[START OF Raw data]

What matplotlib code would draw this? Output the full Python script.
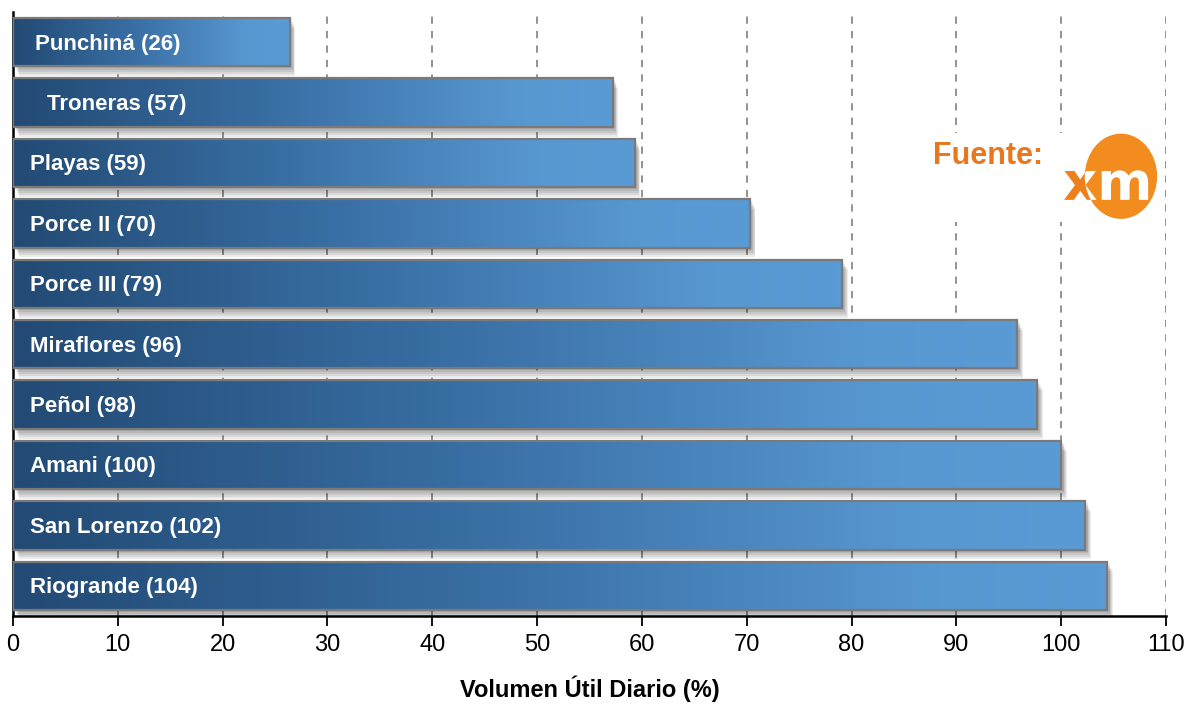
import matplotlib
matplotlib.use("Agg")
import matplotlib.pyplot as plt
import numpy as np
from matplotlib.colors import LinearSegmentedColormap
from matplotlib.patches import Rectangle, Ellipse, PathPatch
from matplotlib.textpath import TextPath
from matplotlib.font_manager import FontProperties
from matplotlib.transforms import Affine2D

# data
embalses = ["Punchiná", "Troneras", "Playas", "Porce II", "Porce III",
            "Miraflores", "Peñol", "Amani", "San Lorenzo", "Riogrande"]
volumen = [26.4, 57.2, 59.3, 70.3, 79.1, 95.8, 97.7, 100.0, 102.3, 104.4]
etiquetas_num = [26, 57, 59, 70, 79, 96, 98, 100, 102, 104]
xticks = list(range(0, 111, 10))

label_x = [2.1, 3.2, 1.6, 1.6, 1.6, 1.6, 1.6, 1.6, 1.6, 1.6]

narrow = ["Liberation Sans Narrow", "Liberation Sans", "DejaVu Sans"]
DPI = 100

fig = plt.figure(figsize=(11.87, 7.04), dpi=DPI)
ax = fig.add_axes([13 / 1187, 1 - 616 / 704, (1166 - 13) / 1187, (616 - 12) / 704])

cmap = LinearSegmentedColormap.from_list(
    "barra", [(0, "#224a74"), (0.45, "#3a70a6"), (0.85, "#5898d1"), (1, "#5b9bd5")])
grad = np.linspace(0, 1, 256).reshape(1, -1)

h = 0.8
for i, (nombre, v) in enumerate(zip(embalses, volumen)):
    # soft shadow
    for k in range(5):
        d = 0.025 * (k + 1)
        ax.add_patch(Rectangle((0.15 + d * 3, i - h / 2 + d * 1.3), v, h,
                               facecolor="black", edgecolor="none", alpha=0.08, zorder=2))
    ax.imshow(grad, cmap=cmap, aspect="auto", extent=[0, v, i + h / 2, i - h / 2],
              zorder=3, interpolation="bicubic")
    ax.add_patch(Rectangle((0, i - h / 2), v, h, facecolor="none",
                           edgecolor="#7a7a7a", linewidth=1.6, zorder=4))
    ax.text(label_x[i], i + 0.03, f"{nombre} ({etiquetas_num[i]})", color="white",
            fontsize=16, fontweight="bold", family=narrow, va="center", ha="left", zorder=5)

ax.set_xlim(0, 110)
ax.set_ylim(9.5, -0.5)
ax.set_xticks(xticks)
ax.set_xticklabels([str(t) for t in xticks], family=narrow, fontsize=17)
ax.set_yticks([])
ax.tick_params(axis="x", direction="out", length=7, width=1.3, pad=6)
ax.grid(axis="x", color="#8a8a8a", linestyle=(0, (4, 4)), linewidth=1.3, zorder=0)
ax.set_axisbelow(True)
for s in ["top", "right"]:
    ax.spines[s].set_visible(False)
ax.spines["left"].set_linewidth(1.8)
ax.spines["bottom"].set_linewidth(1.8)
ax.set_xlabel("Volumen Útil Diario (%)", family=narrow, fontsize=17,
              fontweight="bold", labelpad=14)

# source logo
ax.add_patch(Rectangle((87.2, 1.5), 21.5, 1.48, facecolor="white",
                       edgecolor="none", zorder=1))
ax.text(87.8, 1.88, "Fuente:", color="#e9771d", fontsize=22, fontweight="bold",
        family=["Liberation Sans", "DejaVu Sans"], va="center", ha="left", zorder=5)

logo = Ellipse((105.7, 2.22), 6.9, 1.41, facecolor="#f28c1e", edgecolor="none", zorder=6)
ax.add_patch(logo)

# "xm" as a path so it can be clipped by the ellipse (Agg ignores clip paths on text)
xm_path = TextPath((0, 0), "xm", size=38, prop=FontProperties(family="DejaVu Sans", weight="bold"))
px, py = ax.transData.transform((100.2, 2.61))
xm_tr = Affine2D().scale(DPI / 72).translate(px, py)
xm_orange = PathPatch(xm_path, transform=xm_tr, facecolor="#ee7f1b",
                      edgecolor="none", zorder=5)
ax.add_artist(xm_orange)
xm_white = PathPatch(xm_path, transform=xm_tr, facecolor="white",
                     edgecolor="none", zorder=7)
ax.add_artist(xm_white)
xm_white.set_clip_path(logo)

fig.savefig("out.png", dpi=DPI)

[END OF Raw data]

What you have to do: Write out nothing but the lines from the start of the data through the line with "from matplotlib.transforms import Affine2D". Leave out the pictures.

Task response:
What matplotlib code would draw this? Output the full Python script.
import matplotlib
matplotlib.use("Agg")
import matplotlib.pyplot as plt
import numpy as np
from matplotlib.colors import LinearSegmentedColormap
from matplotlib.patches import Rectangle, Ellipse, PathPatch
from matplotlib.textpath import TextPath
from matplotlib.font_manager import FontProperties
from matplotlib.transforms import Affine2D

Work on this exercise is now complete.